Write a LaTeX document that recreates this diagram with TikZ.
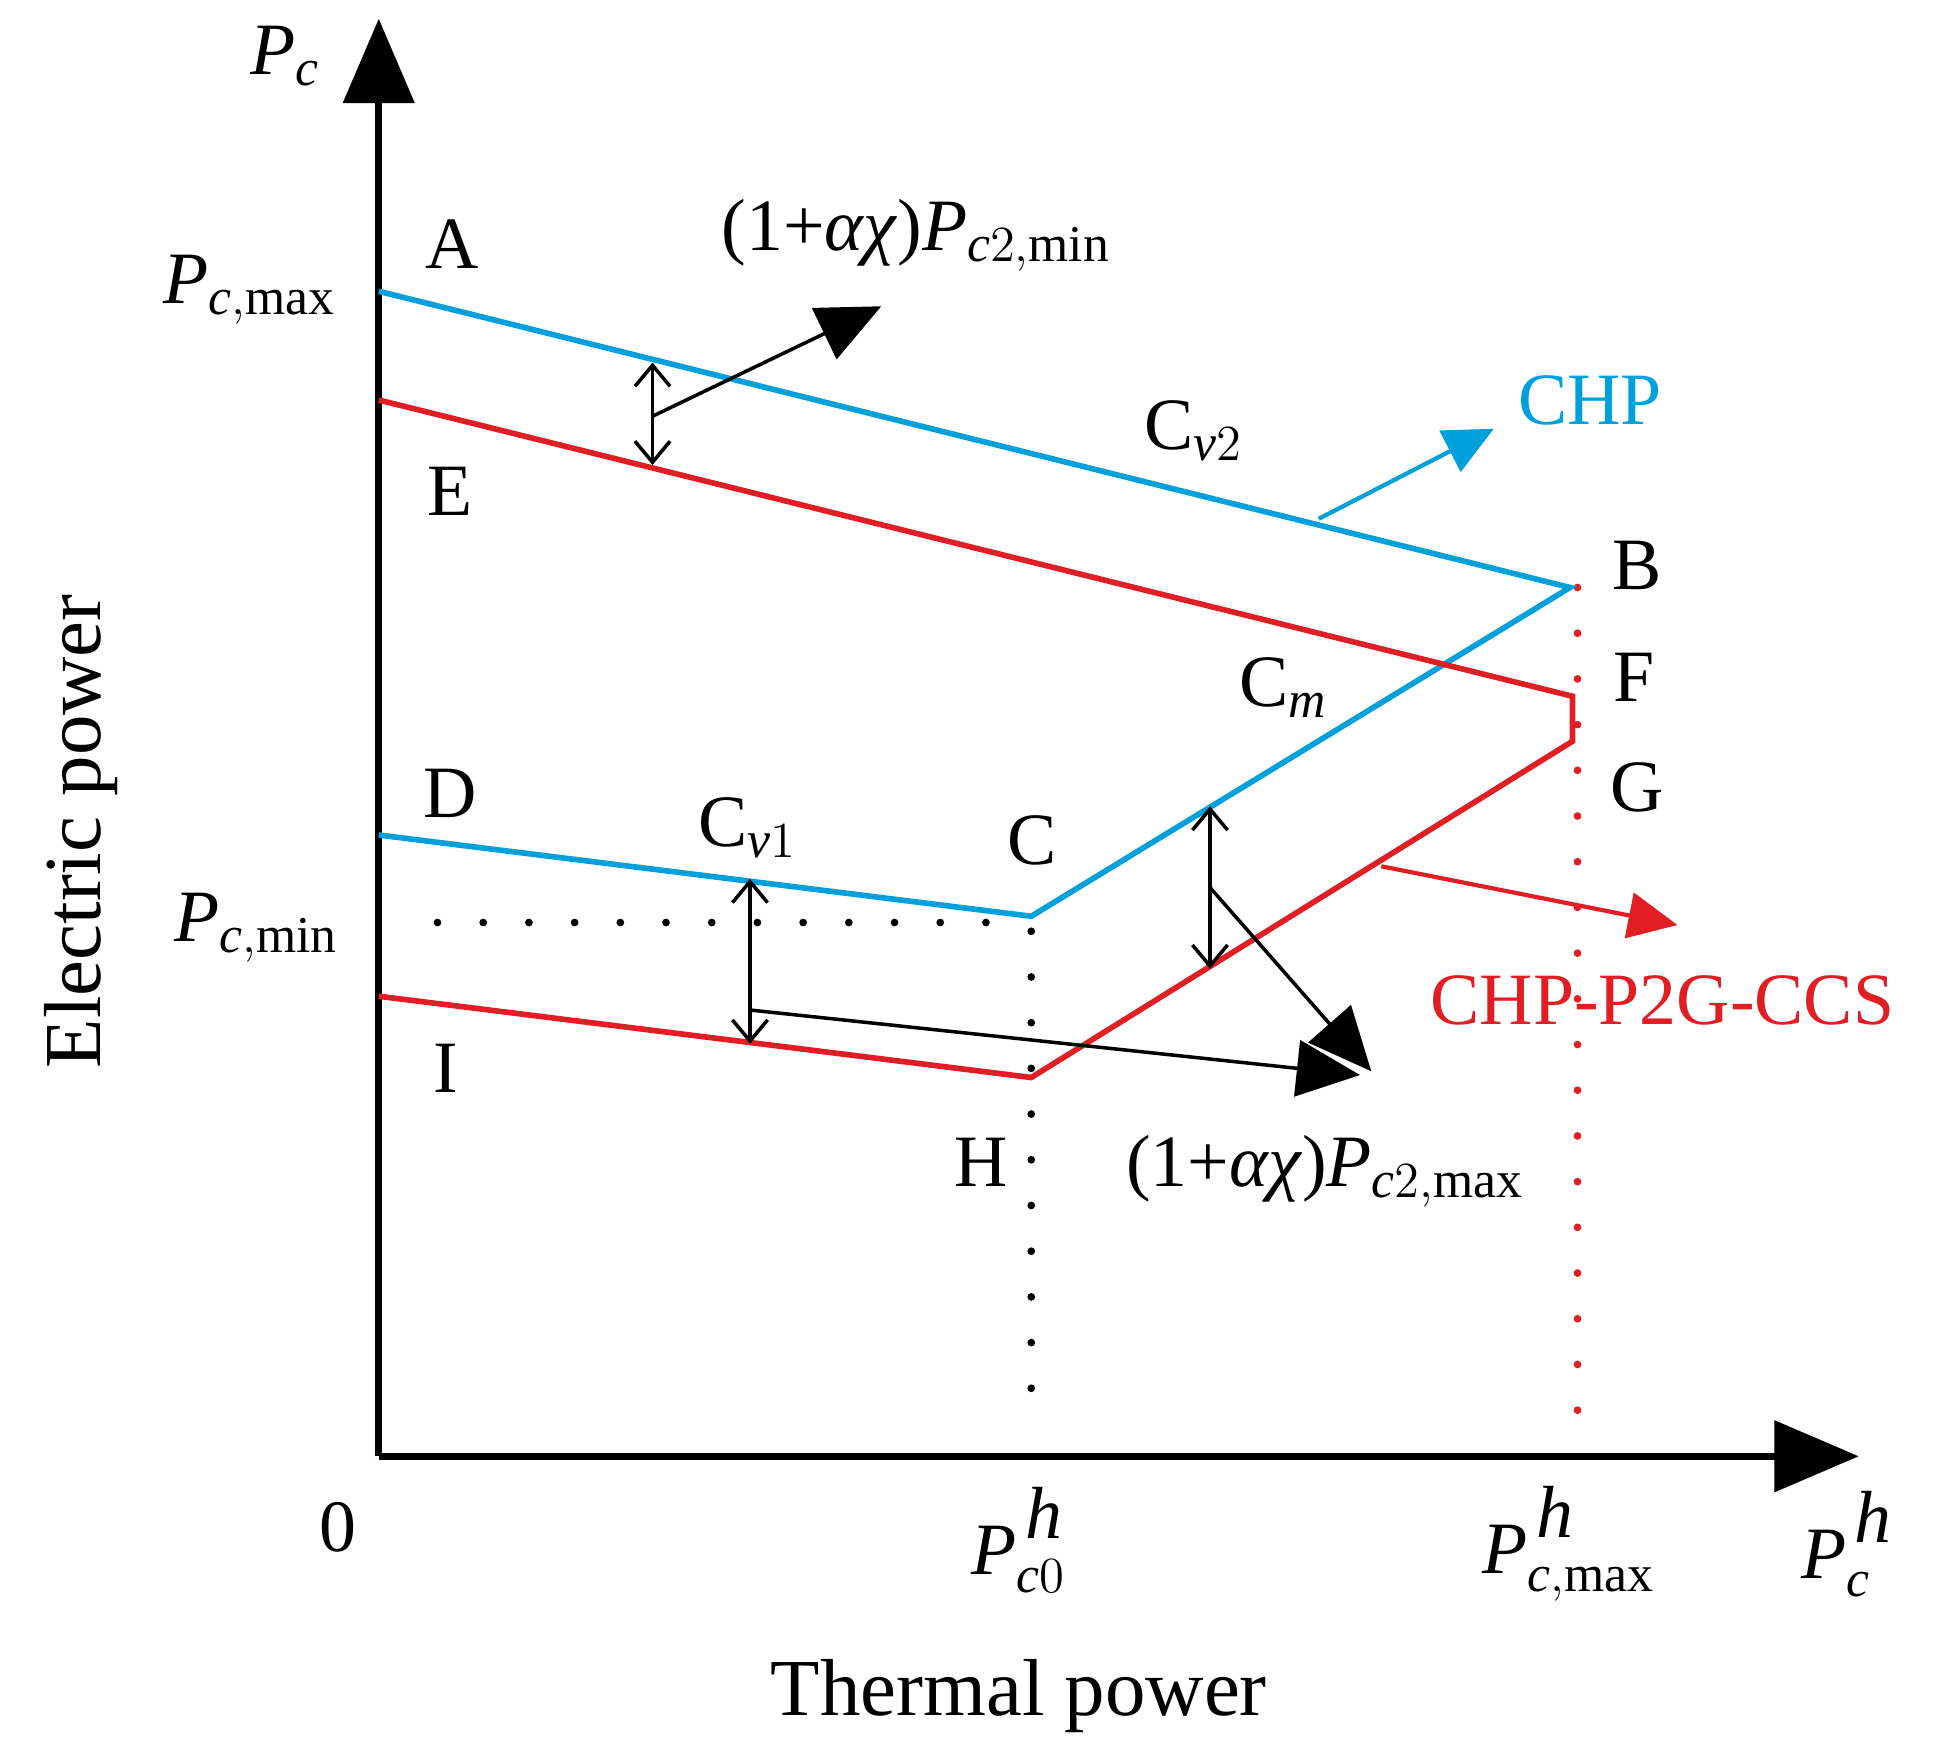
\documentclass[tikz,border=0pt]{standalone}
\usepackage{amsmath}
\usepackage{fontspec}
\setmainfont{Liberation Serif}
\usetikzlibrary{arrows.meta}
\definecolor{chp}{RGB}{0,160,220}
\definecolor{red2}{RGB}{225,30,35}
\tikzset{
 lbl/.style={font=\fontsize{21}{24}\selectfont},
 big/.style={font=\fontsize{23}{26}\selectfont},
 blue line/.style={chp,line width=1.6pt},
 red line/.style={red2,line width=1.6pt},
 dbl/.style={{Straight Barb[length=6pt,width=10pt]}-{Straight Barb[length=6pt,width=10pt]},line width=1pt},
 bigarr/.style={-{Triangle[length=18pt,width=16pt]},line width=1pt},
 dots/.style={line width=2.2pt,dash pattern=on 0pt off 13pt,line cap=round}
}
\newcommand{\Pm}[1]{$\textit{P}_{#1}$}
\newcommand{\Ph}[1]{$\textit{P}^{\,\raisebox{2pt}{\textit{h}}}_{#1}$}
\begin{document}
\begin{tikzpicture}[x=0.0125cm,y=-0.0125cm]
\useasboundingbox (0,0) rectangle (1564,1410);
% axes
\coordinate (O) at (303,1165);
\coordinate (Ytop) at (303,15);
\coordinate (Xend) at (1487,1165);
\draw[line width=2pt,-{Triangle[length=24pt,width=20pt]}] (O) -- (Ytop);
\draw[line width=2pt,-{Triangle[length=24pt,width=20pt]}] (O) -- (Xend);
% points
\coordinate (A) at (303,233); \coordinate (B) at (1256,470);
\coordinate (C) at (825,733); \coordinate (D) at (303,668);
\coordinate (E) at (303,320); \coordinate (F) at (1258,557);
\coordinate (G) at (1258,593); \coordinate (H) at (825,862);
\coordinate (I) at (303,797);
% dotted
\coordinate (Rt) at (1262,470); \coordinate (Rb) at (1262,1145);
\draw[dots,red2] (Rt) -- (Rb);
\coordinate (Ct) at (825,745); \coordinate (Cb) at (825,1125);
\draw[dots] (Ct) -- (Cb);
\coordinate (Hl) at (350,738); \coordinate (Hr) at (815,738);
\draw[dots] (Hl) -- (Hr);
% curves
\draw[blue line] (A) -- (B) -- (C) -- (D);
\draw[red line] (E) -- (F) -- (G) -- (H) -- (I);
% dimension arrows
\coordinate (d1a) at (522,290); \coordinate (d1b) at (522,372);
\draw[dbl] (d1a) -- (d1b);
\coordinate (d1m) at (522,333); \coordinate (d1e) at (705,245);
\draw[bigarr] (d1m) -- (d1e);
\coordinate (d2a) at (600,703); \coordinate (d2b) at (600,835);
\draw[dbl] (d2a) -- (d2b);
\coordinate (d2m) at (600,808); \coordinate (d2e) at (1088,860);
\draw[bigarr] (d2m) -- (d2e);
\coordinate (d3a) at (968,645); \coordinate (d3b) at (968,775);
\draw[dbl] (d3a) -- (d3b);
\coordinate (d3m) at (968,710); \coordinate (d3e) at (1097,857);
\draw[bigarr] (d3m) -- (d3e);
\coordinate (b1) at (1055,415); \coordinate (b2) at (1195,343);
\draw[chp,line width=1.2pt,-{Triangle[length=14pt,width=13pt]}] (b1) -- (b2);
\coordinate (r1) at (1105,693); \coordinate (r2) at (1342,740);
\draw[red2,line width=1.2pt,-{Triangle[length=14pt,width=13pt]}] (r1) -- (r2);
% labels
\node[lbl] (lA) at (362,195) {A};
\node[lbl] (lE) at (360,393) {E};
\node[lbl] (lD) at (360,635) {D};
\node[lbl] (lI) at (357,855) {I};
\node[lbl] (lC) at (826,672) {C};
\node[lbl] (lH) at (785,930) {H};
\node[lbl] (lB) at (1310,452) {B};
\node[lbl] (lF) at (1307,542) {F};
\node[lbl] (lG) at (1310,630) {G};
\node[lbl] (lcv2) at (955,345) {C$_{\textit{v}2}$};
\node[lbl] (lcm) at (1027,550) {C$_{\textit{m}}$};
\node[lbl] (lcv1) at (598,662) {C$_{\textit{v}1}$};
\node[lbl,chp] (lchp) at (1272,320) {CHP};
\node[lbl,red2] (lccs) at (1330,800) {CHP-P2G-CCS};
\node[lbl] (lmin) at (733,188) {(1+\textit{αχ})\Pm{\textit{c}2,\text{min}}};
\node[lbl] (lmax) at (1060,937) {(1+\textit{αχ})\Pm{\textit{c}2,\text{max}}};
\node[lbl] (lpc) at (228,45) {\Pm{\textit{c}}};
\node[lbl] (lpcmax) at (200,232) {\Pm{\textit{c},\text{max}}};
\node[lbl] (lpcmin) at (205,742) {\Pm{\textit{c},\text{min}}};
\node[lbl] (l0) at (270,1222) {0};
\node[lbl] (lpc0) at (815,1232) {\Ph{\textit{c}0}};
\node[lbl] (lpcmh) at (1255,1235) {\Ph{\textit{c},\text{max}}};
\node[lbl] (lpch) at (1478,1235) {\Ph{\textit{c}}};
\node[big,rotate=90] (ly) at (65,665) {Electric power};
\node[big] (lx) at (815,1357) {Thermal power};
\end{tikzpicture}
\end{document}
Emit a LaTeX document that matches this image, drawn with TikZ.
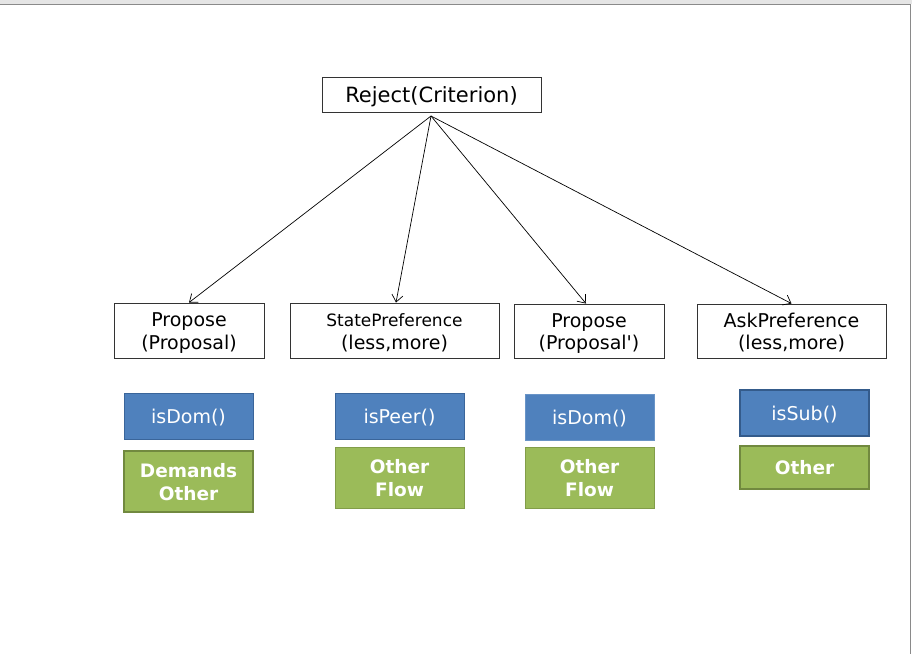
\documentclass[tikz,border=0pt]{standalone}
\usepackage{fontspec}
\newfontfamily\djv{DejaVu Sans}
\usetikzlibrary{arrows.meta}
\definecolor{boxblue}{HTML}{4F81BD}
\definecolor{blueedge}{HTML}{3A659A}
\definecolor{boxgreen}{HTML}{9BBB59}
\definecolor{greenedge}{HTML}{71893F}
\definecolor{frameg}{HTML}{8A8A8A}
\newcommand{\lowr}[2]{\raisebox{-#1}[\height][\depth]{\begin{tabular}{@{}c@{}}#2\end{tabular}}}
\tikzset{
  wbox/.style={draw=black!80, line width=0.9pt, fill=white, align=center, inner sep=0pt,
    font=\djv\fontsize{19}{22.5}\selectfont},
  bbox/.style={draw=blueedge, line width=0.8pt, fill=boxblue, text=white, align=center, inner sep=0pt,
    minimum width=129pt, minimum height=46pt, font=\djv\fontsize{19}{22}\selectfont},
  gbox/.style={draw=greenedge, line width=0.8pt, fill=boxgreen, text=white, align=center, inner sep=0pt,
    minimum width=129pt, font=\djv\bfseries\fontsize{18.5}{23}\selectfont},
  conn/.style={draw=black, line width=0.7pt, -{Straight Barb[length=7pt,width=11pt]}}
}
\begin{document}
\begin{tikzpicture}[x=1pt,y=-1pt]
\useasboundingbox (0,0) rectangle (912,654);
\fill[white] (0,0) rectangle (912,654);
\fill[black!10] (0,0) rectangle (912,4);
\draw[frameg, line width=1.2pt] (0,4.8) -- (910.5,4.8) -- (910.5,654);

\node[wbox, minimum width=219pt, minimum height=35pt, font=\djv\fontsize{21}{24}\selectfont] (rej) at (431.5,94.5) {\lowr{3pt}{Reject(Criterion)}};
\coordinate (apex) at (431,116);

\node[wbox, minimum width=150pt, minimum height=55pt] (p1) at (189,330.5) {\lowr{3pt}{Propose\\(Proposal)}};
\node[wbox, minimum width=209pt, minimum height=55pt] (sp) at (394.5,330.5) {\lowr{3pt}{\fontsize{17}{22.5}\selectfont StatePreference\\(less,more)}};
\node[wbox, minimum width=150pt, minimum height=54pt] (p2) at (589,331) {\lowr{3pt}{Propose\\(Proposal\symbol{39})}};
\node[wbox, minimum width=189pt, minimum height=54pt] (ap) at (791.5,331) {\lowr{3pt}{AskPreference\\(less,more)}};

\draw[conn] (apex) -- (p1.north);
\draw[conn] (apex) -- ([xshift=1.5pt]sp.north);
\draw[conn] (apex) -- ([xshift=-3pt]p2.north);
\draw[conn] (apex) -- (ap.north);

\node[bbox] (b1) at (188.5,416) {\lowr{3.5pt}{isDom()}};
\node[bbox] (b2) at (399.5,416) {\lowr{3.5pt}{isPeer()}};
\node[bbox, draw=boxblue!85!white] (b3) at (589.5,417) {\lowr{3.5pt}{isDom()}};
\node[bbox, line width=2pt, draw=blueedge!90!black] (b4) at (804.5,413) {\lowr{3.5pt}{isSub()}};

\node[gbox, minimum height=61pt, line width=2.6pt] (g1) at (188.5,481.5) {\lowr{2.5pt}{Demands\\Other}};
\node[gbox, minimum height=61pt, draw=greenedge!60!boxgreen] (g2) at (399.5,477.5) {\lowr{3pt}{Other\\Flow}};
\node[gbox, minimum height=61pt, draw=greenedge!60!boxgreen] (g3) at (589.5,477.5) {\lowr{3pt}{Other\\Flow}};
\node[gbox, minimum height=43pt, line width=2.2pt] (g4) at (804.5,467.5) {\lowr{2pt}{Other}};
\end{tikzpicture}
\end{document}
■ ■ ■ ■ ■ ■ ■
SET PROBLEM: Among the records above, locate the line containing "Emit a LaTeX" and the line containing "(apex) -- (ap.north);", then transcribe exactly the lines starting at the first and ending at the second, with no pictures.

THE SOLUTION:
Emit a LaTeX document that matches this image, drawn with TikZ.
\documentclass[tikz,border=0pt]{standalone}
\usepackage{fontspec}
\newfontfamily\djv{DejaVu Sans}
\usetikzlibrary{arrows.meta}
\definecolor{boxblue}{HTML}{4F81BD}
\definecolor{blueedge}{HTML}{3A659A}
\definecolor{boxgreen}{HTML}{9BBB59}
\definecolor{greenedge}{HTML}{71893F}
\definecolor{frameg}{HTML}{8A8A8A}
\newcommand{\lowr}[2]{\raisebox{-#1}[\height][\depth]{\begin{tabular}{@{}c@{}}#2\end{tabular}}}
\tikzset{
  wbox/.style={draw=black!80, line width=0.9pt, fill=white, align=center, inner sep=0pt,
    font=\djv\fontsize{19}{22.5}\selectfont},
  bbox/.style={draw=blueedge, line width=0.8pt, fill=boxblue, text=white, align=center, inner sep=0pt,
    minimum width=129pt, minimum height=46pt, font=\djv\fontsize{19}{22}\selectfont},
  gbox/.style={draw=greenedge, line width=0.8pt, fill=boxgreen, text=white, align=center, inner sep=0pt,
    minimum width=129pt, font=\djv\bfseries\fontsize{18.5}{23}\selectfont},
  conn/.style={draw=black, line width=0.7pt, -{Straight Barb[length=7pt,width=11pt]}}
}
\begin{document}
\begin{tikzpicture}[x=1pt,y=-1pt]
\useasboundingbox (0,0) rectangle (912,654);
\fill[white] (0,0) rectangle (912,654);
\fill[black!10] (0,0) rectangle (912,4);
\draw[frameg, line width=1.2pt] (0,4.8) -- (910.5,4.8) -- (910.5,654);

\node[wbox, minimum width=219pt, minimum height=35pt, font=\djv\fontsize{21}{24}\selectfont] (rej) at (431.5,94.5) {\lowr{3pt}{Reject(Criterion)}};
\coordinate (apex) at (431,116);

\node[wbox, minimum width=150pt, minimum height=55pt] (p1) at (189,330.5) {\lowr{3pt}{Propose\\(Proposal)}};
\node[wbox, minimum width=209pt, minimum height=55pt] (sp) at (394.5,330.5) {\lowr{3pt}{\fontsize{17}{22.5}\selectfont StatePreference\\(less,more)}};
\node[wbox, minimum width=150pt, minimum height=54pt] (p2) at (589,331) {\lowr{3pt}{Propose\\(Proposal\symbol{39})}};
\node[wbox, minimum width=189pt, minimum height=54pt] (ap) at (791.5,331) {\lowr{3pt}{AskPreference\\(less,more)}};

\draw[conn] (apex) -- (p1.north);
\draw[conn] (apex) -- ([xshift=1.5pt]sp.north);
\draw[conn] (apex) -- ([xshift=-3pt]p2.north);
\draw[conn] (apex) -- (ap.north);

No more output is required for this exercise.